In late June last season, Francella played the first of her seven tournaments. The rookie soon discovered how much she had to learn about the rules of tournament golf. She was slapped with a two-shot penalty when her caddie jumped on a golf cart for a ride to a restroom. Then, the rookie received a $25 Tour fine because her caddie wore spikeless golf shoes, rather than the required flat-soled athletic shoes for caddies.

‘That was my first week and I learned pretty quickly that by the rules, the caddie is considered as an extension of the player,’ she said. ‘But it’s good that I learned it then. What if I were leading an event and that had happened? Now I know.’

UCLA’s Charlotte Mayorkas, who tied for fourth with Francella in the 2004 NCAA Women’s Golf Championship, will join the Futures Tour following the 2005 NCAA Championship this spring -- likely at the Merrillville tournament. The college senior says she has taken the necessary steps in junior, amateur and college golf and is looking forward to making ‘the next big step.’

‘It will be completely different than the college team atmosphere, plus soon, I’ll be playing for a pay check,’ said Mayorkas, 21, of Murrieta, Calif. ‘But that will be just another incentive. It’s still golf and you still have to get the ball in the hole.’

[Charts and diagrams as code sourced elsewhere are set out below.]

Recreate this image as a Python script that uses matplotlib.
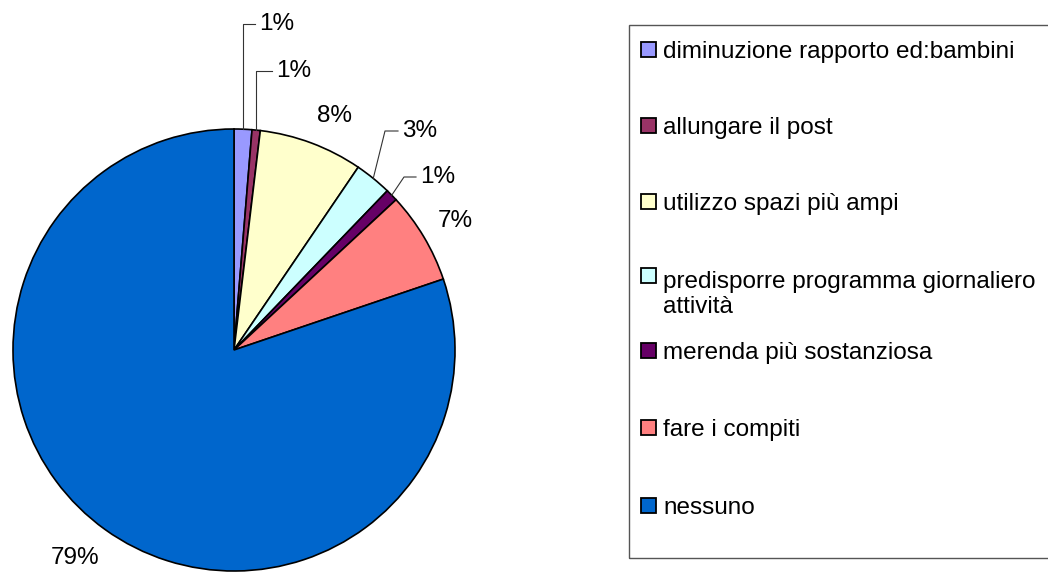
import matplotlib
matplotlib.use("Agg")
import matplotlib.pyplot as plt  # noqa: E402
from matplotlib.patches import Rectangle  # noqa: E402
import numpy as np  # noqa: E402

plt.rcParams["font.family"] = ["Liberation Sans", "DejaVu Sans"]

categories = [
    "diminuzione rapporto ed:bambini",
    "allungare il post",
    "utilizzo spazi più ampi",
    "predisporre programma giornaliero\nattività",
    "merenda più sostanziosa",
    "fare i compiti",
    "nessuno",
]
shares = [1.3, 0.6, 7.6, 2.7, 0.9, 6.7, 80.2]
pct_labels = ["1%", "1%", "8%", "3%", "1%", "7%", "79%"]
colors = ["#9999FF", "#993366", "#FFFFCC", "#CCFFFF", "#660066", "#FF8080", "#0066CC"]

W, H = 1048, 576
CX, CY, R = 234, 350, 221
FS = 17.5
LINE_PX = FS * 1.2 * 100 / 72


def px(x, y):
    # pixel position in the image -> pie data coords
    return (x - CX) / R, (CY - y) / R


fig = plt.figure(figsize=(W / 100, H / 100), dpi=100)
ax = fig.add_axes([(CX - R) / W, (H - CY - R) / H, 2 * R / W, 2 * R / H])
wedges, _ = ax.pie(shares, colors=colors, startangle=90, counterclock=False,
                   wedgeprops=dict(edgecolor="black", linewidth=1.2))
ax.set_xlim(-1, 1)
ax.set_ylim(-1, 1)
ax.axis("off")

# label layout: (text pos in px, ha, leader elbow)
layout = [
    ((259, 24), "left", "vert"),
    ((276, 71), "left", "vert"),
    ((335, 116), "center", None),
    ((402, 131), "left", (385, 131)),
    ((420, 177), "left", (404, 177)),
    ((455, 221), "center", None),
    ((75, 558), "center", None),
]
for w, lab, (tpos, ha, lead) in zip(wedges, pct_labels, layout):
    mid = np.deg2rad((w.theta1 + w.theta2) / 2)
    rx, ry = np.cos(mid), np.sin(mid)
    tx, ty = px(*tpos)
    if lead == "vert":
        pts = [(rx, ry), (rx, ty), (tx - 4 / R, ty)]
    elif lead is not None:
        ex, ey = px(*lead)
        pts = [(rx, ry), (ex, ey), (tx - 4 / R, ty)]
    else:
        pts = None
    if pts:
        xs, ys = zip(*pts)
        ax.plot(xs, ys, color="#333333", lw=0.8, clip_on=False)
    ax.text(tx, ty, lab, ha=ha, va="center", fontsize=FS, clip_on=False)

# legend box drawn by hand (Excel style, handle aligned to first line)
fig.patches.append(Rectangle((629 / W, (H - 558) / H), 430 / W, 533 / H,
                             transform=fig.transFigure, fill=False,
                             edgecolor="#555555", linewidth=1.0))
baselines = [58, 134, 210, 284, 359, 436, 514]
for name, c, b in zip(categories, colors, baselines):
    fig.patches.append(Rectangle((641 / W, (H - b + 1) / H), 15 / W, 15 / H,
                                 transform=fig.transFigure, facecolor=c,
                                 edgecolor="black", linewidth=1.3))
    last = b + name.count("\n") * LINE_PX
    fig.text(663 / W, (H - last) / H, name, ha="left", va="baseline",
             fontsize=FS, linespacing=1.2)

fig.savefig("out.png", dpi=100)
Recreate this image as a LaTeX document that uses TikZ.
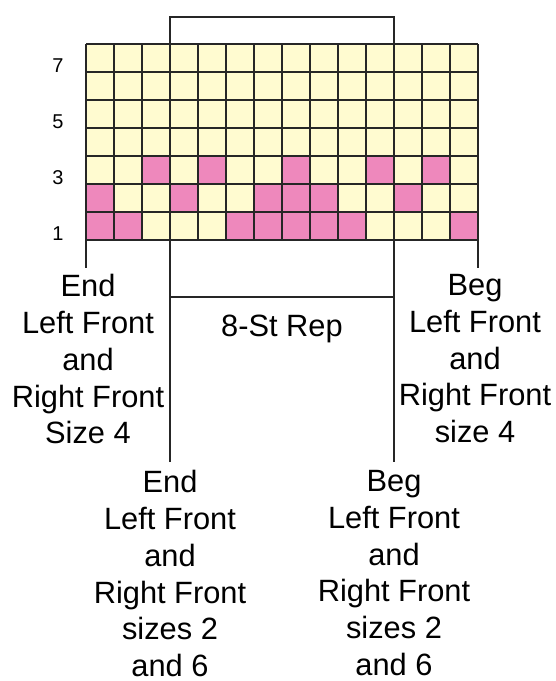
\documentclass[tikz,border=0pt]{standalone}
\usepackage{fontspec}
\setmainfont{Liberation Sans}
\usetikzlibrary{positioning}
\definecolor{chartyellow}{RGB}{255,251,208}
\definecolor{chartpink}{RGB}{238,136,188}

\begin{document}
\begin{tikzpicture}[x=0.5pt, y=-0.5pt,
  cell/.style={draw=black!85, line width=0.85pt},
  bracket/.style={draw=black!85, line width=1.1pt, shorten <=4pt, shorten >=4pt},
  note/.style={align=center, inner sep=0pt, anchor=north, font=\fontsize{15.4}{18.4}\selectfont},
  rownum/.style={inner sep=0pt, font=\fontsize{10}{11}\selectfont}]
  \useasboundingbox (0,0) rectangle (556,681);

  % Chart: 14 sts by 7 rows, 28px squares
  \fill[chartyellow] (86,44) rectangle (478,240);
  \foreach \c/\r in {1/1,2/1,6/1,7/1,8/1,9/1,10/1,14/1,
                     1/2,4/2,7/2,8/2,9/2,12/2,
                     3/3,5/3,8/3,11/3,13/3}
    \fill[chartpink] ({86+(\c-1)*28},{240-\r*28}) rectangle ++(28,28);
  \foreach \c in {0,...,14}
    \draw[cell] ({86+\c*28},44) -- ({86+\c*28},240);
  \foreach \r in {0,...,7}
    \draw[cell] (86,{44+\r*28}) -- (478,{44+\r*28});
  \foreach \r in {1,3,5,7}
    \node[rownum] (row\r) at (58,{240-\r*28+22}) {\r};

  \coordinate (chartBL) at (86,240);
  \coordinate (chartBR) at (478,240);
  \coordinate (repTL) at (170,17);
  \coordinate (repTR) at (394,17);
  \coordinate (repBL) at (170,297);
  \coordinate (repBR) at (394,297);

  \node[note] (endFour) at (88,274) {End\\Left Front\\and\\Right Front\\Size 4};
  \node[note] (begFour) at (475,274) {Beg\\Left Front\\and\\Right Front\\size 4};
  \node[note] (repLabel) at (282,315) {8-St Rep};
  \node[note] (endSix) at (170,470) {End\\Left Front\\and\\Right Front\\sizes 2\\and 6};
  \node[note] (begSix) at (394,470) {Beg\\Left Front\\and\\Right Front\\sizes 2\\and 6};

  \draw[cell, line width=1pt, shorten >=3pt] (chartBL) -- (endFour.north -| chartBL);
  \draw[cell, line width=1pt, shorten >=3pt] (chartBR) -- (begFour.north -| chartBR);
  \draw[bracket] (endSix.north) -- (repTL) -- (repTR) -- (begSix.north);
  \draw[bracket, shorten <=0pt, shorten >=0pt] (repBL) -- (repBR);
\end{tikzpicture}
\end{document}
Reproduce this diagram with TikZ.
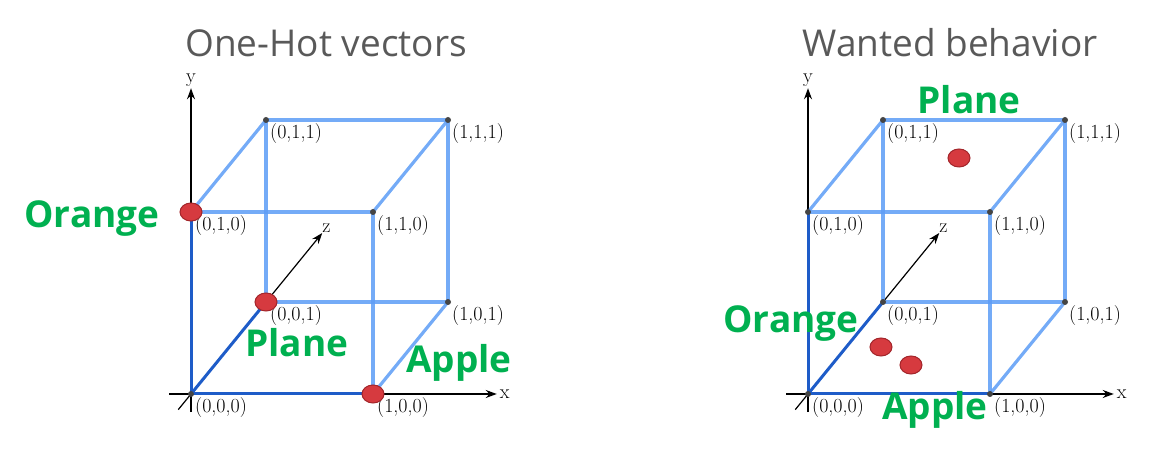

University of Tennessee senior Jessica Shepley of Oakville, Ontario, also plans to make her professional debut in Merrillville in late May. She knows that her days of acceptable college scoring are over.

‘Those scores of 74 and 75 aren’t going to cut it anymore,’ said Shepley, 21, who tied for 10th at the 2004 NCAA Championship. ‘My goal is to use this season to consistently shoot even-par or better every round and give myself a chance to compete. For me to call my first professional season a success, I’d like to make every cut in the tournaments I play and have a top-15 finish every week.’

‘It’s a lot about staying patient,’ added May Wood, a 6-foot-2 long-hitter who averages around 285 yards off the tee. ‘Golf is such an intense game of good misses.’

For rookies, some of their biggest lessons this season will come in balancing tournament travel, managing personal budgets and knowing when to take a week off.

‘You learn pretty fast that it’s tiring and the travel is tough,’ said Francella, who is recovering from wrist surgery last December. ‘I signed up for 16 events this season, but I know I’ll have to take some time off.’

Huarte plans to carpool with some of her friends from college golf in an attempt to ‘spend wisely.’ She is curious about how the weekly pro-am tournaments operate and how much golf she can play before her performance falters.

‘A lot of this year will be about finding out what my limits are,’ said Huarte. ‘There’s no other way to learn that than to experience it.’

Courtney Wood traveled with former college teammate Sarah J. Graham last season and the two discovered that the highway travel didn’t seem quite so grueling if they built in an afternoon each week to ‘do touristy things’ in such places as Boston and New York City. They also tried to learn about the respective cultures of the international players with whom they competed week after week. And Wood made it a point to ‘eat more vegetables’ while in the company of the health-conscious Graham.

From highway to fairway, Wood believes she is better prepared this season. And like the rest of the Tour’s members, she will be focused on earning one of the five LPGA Tour cards for 2006.

‘I feel like I have so much more experience after last year,’ said Wood, who played in 13 of the Tour’s 18 events in 2004. ‘I watched Jimin Kang and Lindsey Wright practice and win all season and saw them move on to the LPGA Tour. The experience you get from competing is incredibly valuable and the depth of talent here is much greater than you’d ever expect it to be. If you can compete here, I really think you can move to the next level.’

And as if she needs to be reminded, with each year’s new addition of young players from around the world, Wood’s competition just gets tougher and more determined to prove themselves among the very best.